Beliau juga memaparkan Bentuk-Bentuk KBGO itu antara lain pendekatan untuk memperdaya (cyber grooming), pelecehan online (cyber harassment), peretasan (hacking), konten Ilegal (ilegal content), pelanggaran privasi, ancaman distribusi foto/video pribadi, pencemaran nama baik, dan rekrutmen online.
“Siapa saja yang rawan menjadi korban KBGO?” Afdhal mengatakan yaitu seseorang yang terlibat dalam hubungan intim, profesional seperti aktivis, jurnalis, penulis, musisi, dan aktor.
Apa yang dilakukan jika menjadi korban? “Hal-hal yang dapat dilakukan jika menjadi korban antara lain dokumntasikan hal-hal yang terjadi pada diri, kemudian menghubungi bantuan, lapor dan blokir pelaku, dan pantau situasi yang dihadapi” ujar Afdhal.
Selain menjadi korban kita juga bisa bertindak sebagai pendamping korban. 3 hal yang dapat dilakukan saat mendampingi korban yaitu membentuk jejaring dukungan (support network), menceritakan kisah korban dan penyintas, serta kampanye solidaritas.

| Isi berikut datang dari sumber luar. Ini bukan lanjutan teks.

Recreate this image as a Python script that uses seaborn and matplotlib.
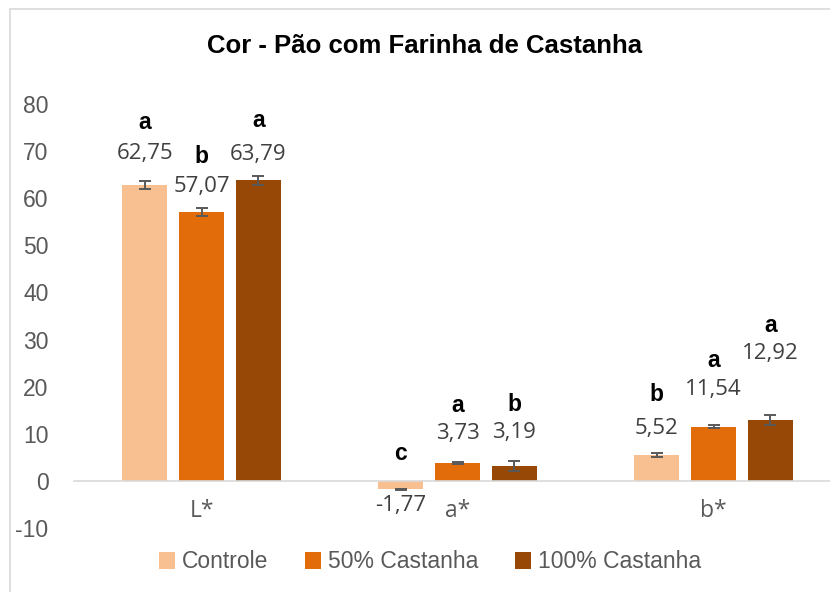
import pandas as pd
import seaborn as sns
import matplotlib.pyplot as plt
from matplotlib.patches import Rectangle

# Dados
categorias = ["L*", "a*", "b*"]
tratamentos = ["Controle", "50% Castanha", "100% Castanha"]
controle = [62.75, -1.77, 5.52]
castanha_50 = [57.07, 3.73, 11.54]
castanha_100 = [63.79, 3.19, 12.92]
desvio_controle = [0.85, 0.1, 0.4]
desvio_50 = [0.85, 0.2, 0.4]
desvio_100 = [1.0, 1.05, 1.0]
letras_controle = ["a", "c", "b"]
letras_50 = ["b", "a", "a"]
letras_100 = ["a", "b", "a"]

cores = ["#F8C090", "#E36C0A", "#974706"]

valores = [controle, castanha_50, castanha_100]
desvios = [desvio_controle, desvio_50, desvio_100]
letras = [letras_controle, letras_50, letras_100]

df = pd.DataFrame({
    "Parâmetro": categorias * 3,
    "Tratamento": [t for t in tratamentos for _ in categorias],
    "Valor": controle + castanha_50 + castanha_100,
})

# deslocamento dos rótulos (pixels acima da barra), como no Excel
off_valor = [[32, 16, 26], [26, 30, 37], [26, 33, 67]]
off_letra = [[63, 27, 60], [56, 58, 66], [60, 61, 95]]

plt.rcParams["font.family"] = ["Liberation Sans", "DejaVu Sans"]
plt.rcParams["axes.unicode_minus"] = False

fig = plt.figure(figsize=(8.3, 5.92), dpi=100)
ax = fig.add_axes([73.5 / 830, 1 - 528 / 592, 768 / 830, 424 / 592])

sns.barplot(data=df, x="Parâmetro", y="Valor", hue="Tratamento",
            palette=cores, width=0.667, gap=0.21, errorbar=None,
            saturation=1, ax=ax)

barras = list(ax.containers)
for i, cont in enumerate(barras):
    xs = [b.get_x() + b.get_width() / 2 for b in cont]
    ax.errorbar(xs, valores[i], yerr=desvios[i], fmt="none",
                ecolor="#595959", elinewidth=1.4, capsize=4.5, capthick=1.4,
                zorder=3)
    for j, x in enumerate(xs):
        v = valores[i][j]
        txt = f"{v:.2f}".replace(".", ",")
        if v < 0:
            ax.annotate(txt, (x, v), xytext=(0, -off_valor[i][j]),
                        textcoords="offset pixels", ha="center", va="center",
                        fontsize=16, color="#404040", family="Open Sans")
            ax.annotate(letras[i][j], (x, 0), xytext=(0, off_letra[i][j]),
                        textcoords="offset pixels", ha="center", va="center",
                        fontsize=16.5, fontweight="bold", color="black")
        else:
            ax.annotate(txt, (x, v), xytext=(0, off_valor[i][j]),
                        textcoords="offset pixels", ha="center", va="center",
                        fontsize=16, color="#404040", family="Open Sans")
            ax.annotate(letras[i][j], (x, v), xytext=(0, off_letra[i][j]),
                        textcoords="offset pixels", ha="center", va="center",
                        fontsize=16.5, fontweight="bold", color="black")

ax.set_xlim(-0.5, 2.5)
ax.set_ylim(-10, 80)
ax.set_yticks(range(-10, 81, 10))
ax.set_xlabel("")
ax.set_ylabel("")
for s in ["top", "right", "left"]:
    ax.spines[s].set_visible(False)
ax.spines["bottom"].set_position(("data", 0))
ax.spines["bottom"].set_color("#D9D9D9")
ax.spines["bottom"].set_linewidth(1.2)
ax.tick_params(axis="both", length=0, colors="#595959", labelsize=16.5)
ax.tick_params(axis="y", pad=18)
ax.tick_params(axis="x", pad=13, labelsize=16.5)
for lbl in ax.get_xticklabels():
    lbl.set_family("Open Sans")

fig.text(425 / 830, 1 - 46 / 592, "Cor - Pão com Farinha de Castanha",
         ha="center", va="center", fontsize=18.5, fontweight="bold", color="black")

ax.legend_.remove()
h, l = ax.get_legend_handles_labels()
fig.legend(h, l, loc="center", bbox_to_anchor=(430 / 830, 1 - 562 / 592),
           ncol=3, frameon=False, fontsize=16.5, labelcolor="#595959",
           handlelength=0.7, handleheight=0.7, handletextpad=0.3,
           columnspacing=1.6)

# moldura do gráfico
fig.patches.append(Rectangle((10 / 830, -0.1), 1.2, 1.1 - 9 / 592,
                             transform=fig.transFigure, fill=False,
                             edgecolor="#D9D9D9", linewidth=1.2))

fig.savefig("out.png", dpi=100)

Gia Raharja (Guardian SalingJaga.Id) menyampaikam pdaa tahun 2021 pengguna dating aps online mencapai 323,9 juta diseluruh dunia. Meningkat 10,3 % dibandingkan tahun 2020. Pendapatan dating apps pada 2021 dilaporkan melonjak 46,85%. Amerika Utara merpakan pasar dating apps paling menguntungkan di skala global.
Para pengguna internet menghabiskan 16% waktunya di dating apps. Tinder jadi dating apps online yang paling diminati di Indonesia. Pengeluaran konsumen Indonesia untuk menggunakan daing apps onlinemencapai U$$23,66 Juta atau setara Rp 358 miliar sepanjang 2022. 34% penggunaan aplikasi tinder ada di rentang usia 18-24 taun. 25% pengguna di usia 25-34 tahun dan pengguna berusia 45-54 tahun hanya sebanya 8%.
Dampaknya banyak tejadi kasus penipuan kenca online. Terdapat 9 jenis kekerasan berbasis gender online diantaranya no-consensual intimate image, sexting, online grooming, malicious distribution, impersonation, cyber stlking, cyber harasmet dan sextortion.